Y es que a veces confundimos lo que alguien escribe como si fuera parte de su
pensamiento, cuando en realidad tan sólo puede formar parte del deseo ingénito de
escribir para mostrar una realidad cualquiera. Más o menos lo que me sucede a
mí esta noche, que se me cierran los ojos de cansancio –toda fiesta exige
siempre un exceso de gastos de calorías- y sin embargo aquí estoy dale que dale
y sin decir apenas nada acercándome ya al canónico millar de palabras.
Sí, ayer fue
día de encuentro, ¿sabes?, encuentro con mayúscula después de un trimestre de
vernos mis hijos, mis nietos, toda la familia apenas por el recuadro del
teléfono, sintiéndonos y acariciándonos a través de guasaps, llegó el instante.

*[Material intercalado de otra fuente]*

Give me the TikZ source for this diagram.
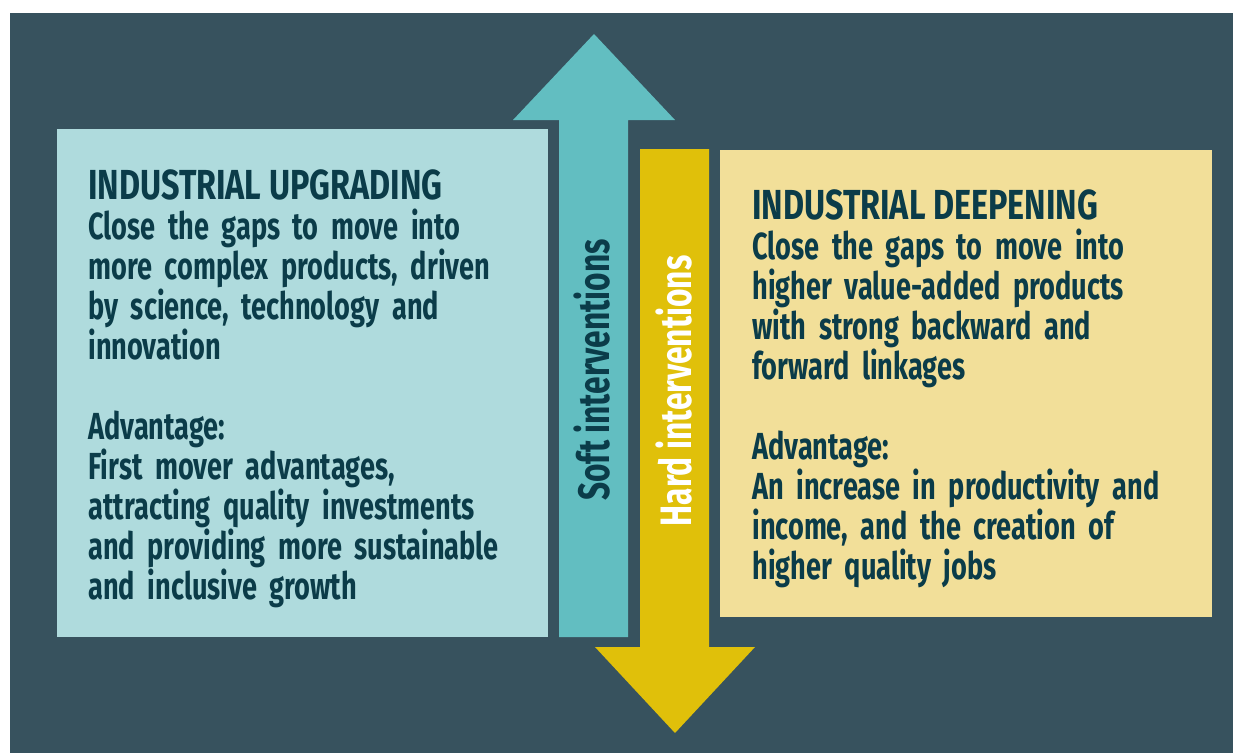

Fue una imagen para ilustrar la posibilidad de los inicios de un panóptico que
puede estar marcando un futuro en donde los abrazos y los besos no vuelvan a
ser posibles. Ellos allí sobre la rampa de nuestra casa, de pie, frente a
frente a dos metros de distancia, sin poder tocarnos, la sensación de
impotencia nunca imaginada, las mascarillas, el deseo en la mirada de
abrazarnos. Terminamos apañándonos, sacamos mesas al jardín, traje una
carretilla de leña, Quique buscó la barbacoa, hicimos cuatro grupos de
convivientes alrededor de la la mes, pusimos un poco de música y al fin, aunque
distanciados, pudimos recomponer aquello de “y decíamos ayer”. La cerveza, los
aperitivos, la carne que se iba haciendo en la barbacoa, la locuacidad de esa
conversación interrumpida desde hace un trimestre. La entraña y el vacío
estaban riquísimos, las morcillas de arroz y cebolla exquisitas, entraban
ricamente bien con el Habla la
Tierra y, los calabacines y los pimientos a la plancha
servidos con la carne al calor de la conversación casi ya nos hizo olvidar esa
distancia obligada.
La felicidad
está al alcance de todos cuando la temperatura a la sombra es liviana, el vino
corre por las venas como una caricia y el deseo del calor de los hijos y de
toda la familia se ve al fin satisfecho. Yo no sé nunca bien de qué coño va
esto de la vida, pero ayer, mientras atendía la carne en la barbacoa, la
troceaba y la repartía uno por uno, ¿quién quiere morcilla, quien un poco de
entraña menos hecho, quién un trocito de sangrante vacío, quien algunas rodajas
de calabacín?, mientras repartía o degustaba mi trozo de carne y miraba a toda
esta troupe que constituye mi familia
me sentí realmente feliz. Sentirse comunidad, uña y carne con esa gente que
tanto quiero me aliviaba de una vez por todas del peso que este país divido
echa sobre nuestros hombros. Y en ella muy especialmente el calor de mis nietos
correteando como cervatillos inquietos por aquí y por allá. Y más tarde, para
digerir todo aquello, la hora de echarse al césped algunos mientras los abuelos
bailaban, Lucía y Ainara hacían equilibrios sobre una cuerda tirada entre dos árboles
o Manuel y Manuela jugaban con la pelota.
Manuel,
Manuela, Ainara, Andrea, Mario, Guille, Rosa, Malela, Quique, Lucía y Victoria:
gracias por este día tan bonito y entrañable.